TO DO = With the images removed, repeat the data below exactly.

SOURCE MATERIAL =
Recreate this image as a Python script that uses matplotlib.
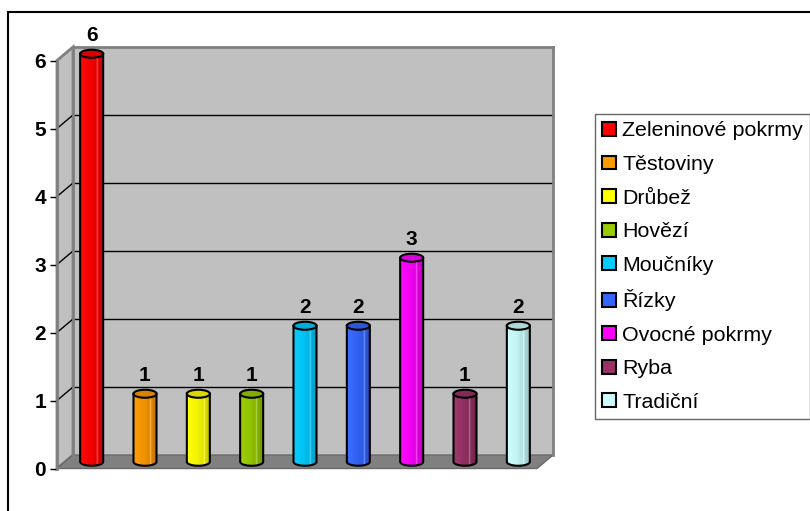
import matplotlib
matplotlib.use('Agg')
import matplotlib.pyplot as plt
import numpy as np
from matplotlib.patches import Polygon, PathPatch, Ellipse, Rectangle, Patch
from matplotlib.path import Path
from matplotlib.colors import LinearSegmentedColormap, to_rgb

categories = ['Zeleninové pokrmy', 'Těstoviny', 'Drůbež', 'Hovězí', 'Moučníky',
              'Řízky', 'Ovocné pokrmy', 'Ryba', 'Tradiční']
values = [6, 1, 1, 1, 2, 2, 3, 1, 2]
colors = ['#FF0000', '#FF9900', '#FFFF00', '#99CC00', '#00CCFF',
          '#3366FF', '#FF00FF', '#993366', '#CCFFFF']
y_ticks = [0, 1, 2, 3, 4, 5, 6]

plt.rcParams['font.family'] = ['Liberation Sans', 'DejaVu Sans']

W, H = 810, 511
fig = plt.figure(figsize=(W / 100, H / 100), dpi=100)


def rect(l, t, r, b):
    return [l / W, 1 - b / H, (r - l) / W, (b - t) / H]


dpx, dpy = 16, 13.5
ax = fig.add_axes(rect(73, 47, 553, 455))
axf = fig.add_axes(rect(73 - dpx, 47 + dpy, 553 - dpx, 455 + dpy))

n = len(values)
ymax = y_ticks[-1]
DX = -dpx / 480 * n
DY = -dpy / 408 * ymax

wall = '#C0C0C0'
edge = '#808080'

ax.set_facecolor(wall)
ax.set_axisbelow(True)
ax.set_yticks(y_ticks[1:-1])
ax.set_xticks([])
ax.grid(axis='y', color='black', lw=1)
ax.tick_params(length=0, labelleft=False)
for s in ['top', 'right', 'left']:
    ax.spines[s].set_color(edge)
    ax.spines[s].set_linewidth(2)
ax.spines['bottom'].set_visible(False)

# left wall
ax.add_patch(Polygon([(DX, DY), (DX, ymax + DY), (0, ymax), (0, 0)], closed=True,
                     fc=wall, ec=edge, lw=2, clip_on=False, zorder=1))
for v in y_ticks[1:-1]:
    ax.plot([DX, 0], [v + DY, v], color='black', lw=1, clip_on=False, zorder=1.5)
# floor
ax.add_patch(Polygon([(DX, DY), (n + DX, DY), (n, 0), (0, 0)], closed=True,
                     fc='#808080', ec='#6a6a6a', lw=1, clip_on=False, zorder=1))

w = 23 / 480 * n
eh = 8 / 408 * ymax
b = DY / 2
grad = np.linspace(0, 1, 256).reshape(1, -1)


def mix(c, t):
    return tuple(x + (1 - x) * t for x in c)


def shade(c, f):
    return tuple(x * f for x in c)


for i, (v, c) in enumerate(zip(values, colors)):
    rgb = to_rgb(c)
    cx = i + 0.5 + DX / 2
    top = b + v
    th = np.linspace(np.pi, 2 * np.pi, 60)
    pts = [(cx - w / 2, top), (cx - w / 2, b)]
    pts += list(zip(cx + w / 2 * np.cos(th), b + eh / 2 * np.sin(th)))
    pts += [(cx + w / 2, top), (cx - w / 2, top)]
    path = Path(pts, closed=True)
    cmap = LinearSegmentedColormap.from_list('c%d' % i, [
        (0.0, mix(rgb, 0.05)), (0.45, shade(rgb, 0.95)), (0.68, shade(rgb, 0.88)),
        (0.72, mix(rgb, 0.35)), (0.77, shade(rgb, 0.85)), (1.0, shade(rgb, 0.75))])
    clip = PathPatch(path, transform=ax.transData)
    im = ax.imshow(grad, cmap=cmap, extent=(cx - w / 2, cx + w / 2, b - eh / 2, top),
                   aspect='auto', zorder=3, interpolation='bilinear')
    im.set_clip_path(clip)
    im.set_clip_box(fig.bbox)
    ax.add_patch(PathPatch(path, fc='none', ec='black', lw=1.5, zorder=4, clip_on=False))
    ax.add_patch(Ellipse((cx, top), w, eh, fc=shade(rgb, 0.85), ec='black', lw=1.5,
                         zorder=5, clip_on=False))
    ax.annotate(str(v), (cx, top), xytext=(0, 13), textcoords='offset points',
                ha='center', va='center', fontsize=15, fontweight='bold',
                annotation_clip=False, zorder=6)

ax.set_xlim(0, n)
ax.set_ylim(0, ymax)

# front axis
axf.set_facecolor('none')
axf.set_ylim(0, ymax)
axf.set_xlim(0, n)
axf.set_yticks(y_ticks)
axf.set_yticklabels([str(t) for t in y_ticks], fontsize=15, fontweight='bold')
axf.set_xticks([])
for s in ['top', 'right', 'bottom']:
    axf.spines[s].set_visible(False)
axf.spines['left'].set_color(edge)
axf.spines['left'].set_linewidth(2)
axf.tick_params(axis='y', length=5, width=1, color='black', pad=3, direction='out')

# outer chart border
fig.add_artist(Rectangle((8 / W, -0.5), 2, 1 - 12 / H + 0.5, transform=fig.transFigure,
                         fill=False, ec='black', lw=1.5))

handles = [Patch(fc=c, ec='black', lw=1.5) for c in colors]
leg = fig.legend(handles, categories, loc='upper left',
                 bbox_to_anchor=(595 / W, 1 - 114 / H), frameon=True, fancybox=False,
                 edgecolor='#404040', fontsize=15.4, handlelength=0.62, handleheight=0.62,
                 handletextpad=0.3, labelspacing=0.68, borderpad=0.35, borderaxespad=0)
leg.get_frame().set_linewidth(1)

fig.savefig('out.png', dpi=100)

TASK RESPONSE =
Recreate this image as a Python script that uses matplotlib.
import matplotlib
matplotlib.use('Agg')
import matplotlib.pyplot as plt
import numpy as np
from matplotlib.patches import Polygon, PathPatch, Ellipse, Rectangle, Patch
from matplotlib.path import Path
from matplotlib.colors import LinearSegmentedColormap, to_rgb

categories = ['Zeleninové pokrmy', 'Těstoviny', 'Drůbež', 'Hovězí', 'Moučníky',
              'Řízky', 'Ovocné pokrmy', 'Ryba', 'Tradiční']
values = [6, 1, 1, 1, 2, 2, 3, 1, 2]
colors = ['#FF0000', '#FF9900', '#FFFF00', '#99CC00', '#00CCFF',
          '#3366FF', '#FF00FF', '#993366', '#CCFFFF']
y_ticks = [0, 1, 2, 3, 4, 5, 6]

plt.rcParams['font.family'] = ['Liberation Sans', 'DejaVu Sans']

W, H = 810, 511
fig = plt.figure(figsize=(W / 100, H / 100), dpi=100)


def rect(l, t, r, b):
    return [l / W, 1 - b / H, (r - l) / W, (b - t) / H]


dpx, dpy = 16, 13.5
ax = fig.add_axes(rect(73, 47, 553, 455))
axf = fig.add_axes(rect(73 - dpx, 47 + dpy, 553 - dpx, 455 + dpy))

n = len(values)
ymax = y_ticks[-1]
DX = -dpx / 480 * n
DY = -dpy / 408 * ymax

wall = '#C0C0C0'
edge = '#808080'

ax.set_facecolor(wall)
ax.set_axisbelow(True)
ax.set_yticks(y_ticks[1:-1])
ax.set_xticks([])
ax.grid(axis='y', color='black', lw=1)
ax.tick_params(length=0, labelleft=False)
for s in ['top', 'right', 'left']:
    ax.spines[s].set_color(edge)
    ax.spines[s].set_linewidth(2)
ax.spines['bottom'].set_visible(False)

# left wall
ax.add_patch(Polygon([(DX, DY), (DX, ymax + DY), (0, ymax), (0, 0)], closed=True,
                     fc=wall, ec=edge, lw=2, clip_on=False, zorder=1))
for v in y_ticks[1:-1]:
    ax.plot([DX, 0], [v + DY, v], color='black', lw=1, clip_on=False, zorder=1.5)
# floor
ax.add_patch(Polygon([(DX, DY), (n + DX, DY), (n, 0), (0, 0)], closed=True,
                     fc='#808080', ec='#6a6a6a', lw=1, clip_on=False, zorder=1))

w = 23 / 480 * n
eh = 8 / 408 * ymax
b = DY / 2
grad = np.linspace(0, 1, 256).reshape(1, -1)


def mix(c, t):
    return tuple(x + (1 - x) * t for x in c)


def shade(c, f):
    return tuple(x * f for x in c)


for i, (v, c) in enumerate(zip(values, colors)):
    rgb = to_rgb(c)
    cx = i + 0.5 + DX / 2
    top = b + v
    th = np.linspace(np.pi, 2 * np.pi, 60)
    pts = [(cx - w / 2, top), (cx - w / 2, b)]
    pts += list(zip(cx + w / 2 * np.cos(th), b + eh / 2 * np.sin(th)))
    pts += [(cx + w / 2, top), (cx - w / 2, top)]
    path = Path(pts, closed=True)
    cmap = LinearSegmentedColormap.from_list('c%d' % i, [
        (0.0, mix(rgb, 0.05)), (0.45, shade(rgb, 0.95)), (0.68, shade(rgb, 0.88)),
        (0.72, mix(rgb, 0.35)), (0.77, shade(rgb, 0.85)), (1.0, shade(rgb, 0.75))])
    clip = PathPatch(path, transform=ax.transData)
    im = ax.imshow(grad, cmap=cmap, extent=(cx - w / 2, cx + w / 2, b - eh / 2, top),
                   aspect='auto', zorder=3, interpolation='bilinear')
    im.set_clip_path(clip)
    im.set_clip_box(fig.bbox)
    ax.add_patch(PathPatch(path, fc='none', ec='black', lw=1.5, zorder=4, clip_on=False))
    ax.add_patch(Ellipse((cx, top), w, eh, fc=shade(rgb, 0.85), ec='black', lw=1.5,
                         zorder=5, clip_on=False))
    ax.annotate(str(v), (cx, top), xytext=(0, 13), textcoords='offset points',
                ha='center', va='center', fontsize=15, fontweight='bold',
                annotation_clip=False, zorder=6)

ax.set_xlim(0, n)
ax.set_ylim(0, ymax)

# front axis
axf.set_facecolor('none')
axf.set_ylim(0, ymax)
axf.set_xlim(0, n)
axf.set_yticks(y_ticks)
axf.set_yticklabels([str(t) for t in y_ticks], fontsize=15, fontweight='bold')
axf.set_xticks([])
for s in ['top', 'right', 'bottom']:
    axf.spines[s].set_visible(False)
axf.spines['left'].set_color(edge)
axf.spines['left'].set_linewidth(2)
axf.tick_params(axis='y', length=5, width=1, color='black', pad=3, direction='out')

# outer chart border
fig.add_artist(Rectangle((8 / W, -0.5), 2, 1 - 12 / H + 0.5, transform=fig.transFigure,
                         fill=False, ec='black', lw=1.5))

handles = [Patch(fc=c, ec='black', lw=1.5) for c in colors]
leg = fig.legend(handles, categories, loc='upper left',
                 bbox_to_anchor=(595 / W, 1 - 114 / H), frameon=True, fancybox=False,
                 edgecolor='#404040', fontsize=15.4, handlelength=0.62, handleheight=0.62,
                 handletextpad=0.3, labelspacing=0.68, borderpad=0.35, borderaxespad=0)
leg.get_frame().set_linewidth(1)

fig.savefig('out.png', dpi=100)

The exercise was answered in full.